It’s fascinating how the Microsoft glory isn’t letting people sleep well at night. Most entrepreneurs I talk to these days understand that the way to create a lasting advantage is to create a platform – something that entrenches you way better than an application.
Quoting Mr. Ballmer of Microsoft, “Developers! DEVELOPERS!! DEVELOPERS!!!“
The reason, of course, is that every application that gets built on your platform creates a sunk cost and deeper entrenchment. When a developer decides to take on your platform – when another company essentially BETS THEIR LIFE SUPPLY on your platform, you have an ally. That ally is selling their product to end customers. Every time they make a sale, you win tremendously – even if you didn’t make a penny from that transaction. The entrenchment of your platform – and thus, your lasting advantage – has just gone up, because it’s now more difficult to switch – all that money spent on the existing application is already gone. Why reinvent the wheel? We already have a VB-based Access 97 application that solves our problem..
You’ll laugh and point fingers at IT departments of companies stuck in 1997, but this logic very much makes sense. I’m Johnson & Johnson. IT is very much a SERVICE, not the core of my business. IT Department built applications that do the job. Fine, they aren’t great – they don’t scale or deploy easily, and there’s recurring cost to maintaining them that keeps going up – but compare that cost to switching to “free” Linux or super-user-friendly-and-sexy Mac OS, and the choice is clear. They’re sticking with Windows. Joel Spolsky describes this phenomenon well in his “API War” article.
Here’s a problem, though: everyone understands how great the platform advantage is, but few know what it takes to get a platform to win. They think “we have a sexy product; let’s now open up our product for various partners to build on top of! Come on, biz dev people! GET US SOME PARTNERS ALREADY!”
Ummm. How do I say this politely. Your platform story is a cop-out. A platform is viable only if it comes with several MAGICAL applications built on top of it. Applications that INSPIRE developers to play around and experiment. Applications that demonstrate the power and desirability of the platform.
Let’s look back at what Microsoft did when pushing Windows. The key to that victorywas MS OFFICE. Office is the flagship demo application that has always shown developers that OH MY GOD this platform can really be used to build amazing shit. When MS was pushing Windows over DOS, nobody really knew what this Graphical User Interface thing was about. Nobody trusted it. And KABOOM, here comes a fantastic suite that everybody wants. The application DRAGS THE PLATFORM by its ears towards success. Suddenly everybody wants to get Office – but to run it, you need Windows. More users have Windows -> more developers feel like creating software for it.
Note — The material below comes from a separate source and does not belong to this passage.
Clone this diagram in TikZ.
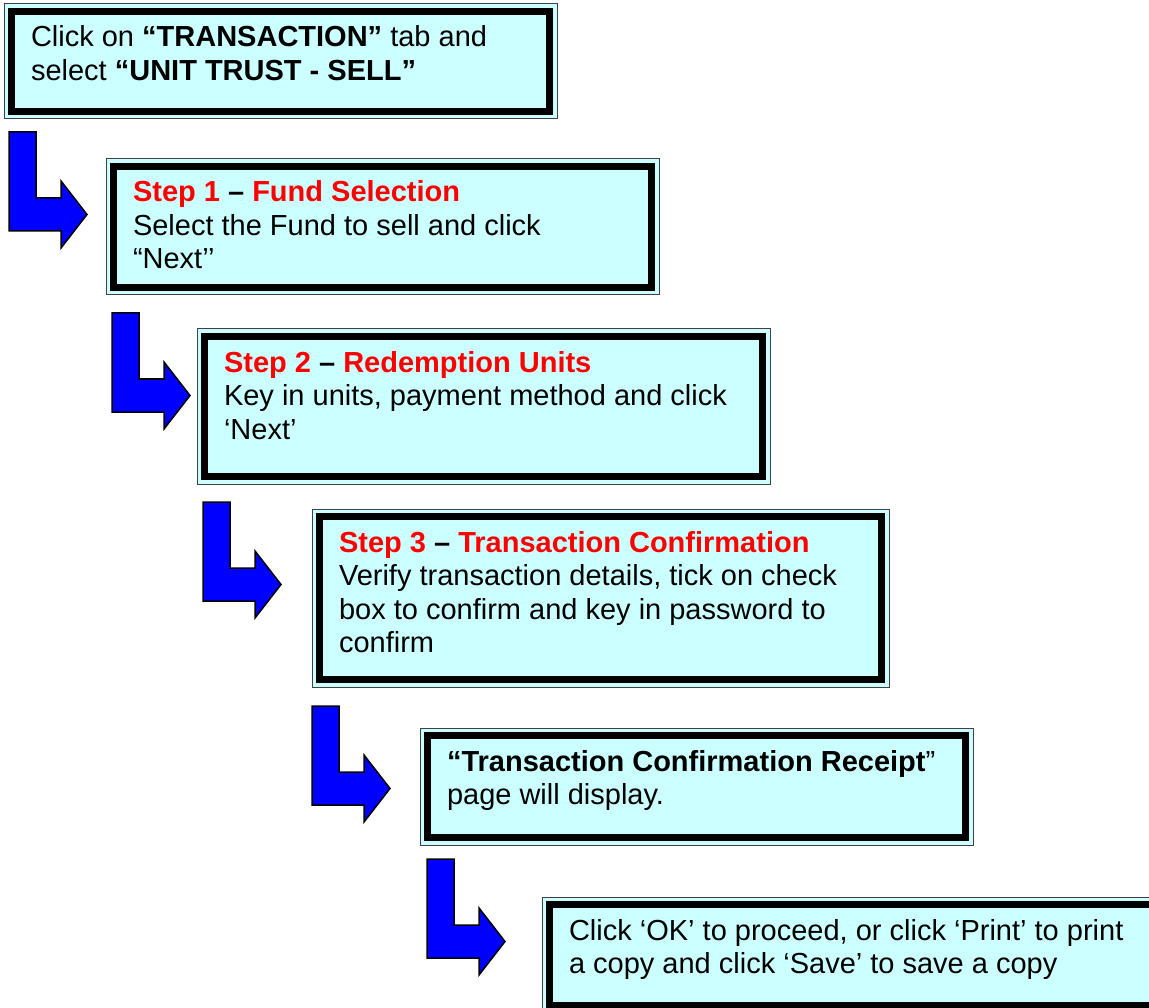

Another example: Apple and its iPhone development platform. Look back at iPhone v1. It had NO custom applications. Why? Because it made no sense to invest into the platform before there was a flagship set of products to demonstrate its power. As soon as end-users LOVED the mail app, developers took that app as a paradigm for stacked panel interfaces. Customers ENJOYED the tabbed music player interface – and developers started imitating it in their apps, too. If Apple took the Microsoft mobile phone road with its software back then – clunky built-in apps, no real flagship end-to-end scenarios to imitate – iPhone would have been a flop just like Windows Mobile 6.
Here’s the rub: nobody knows your platform better than you do. If YOU can’t ship a few amazing end-to-end solutions on top of your platform, how do you expect others to do it? External partners will start with a little tinkering – replace the MySQL adapter in your sample app with a SQL Server adapter. Maybe change the reporting engine from the sample MS Excel to Tableau. Oh wow, it still worked. I guess I’ll be brave and try a bolder modification of the sample app now.
If you’re building a platform – or even harder, a platform company – make sure that you have some SHINY end-to-end solutions built on top of it the day you ship.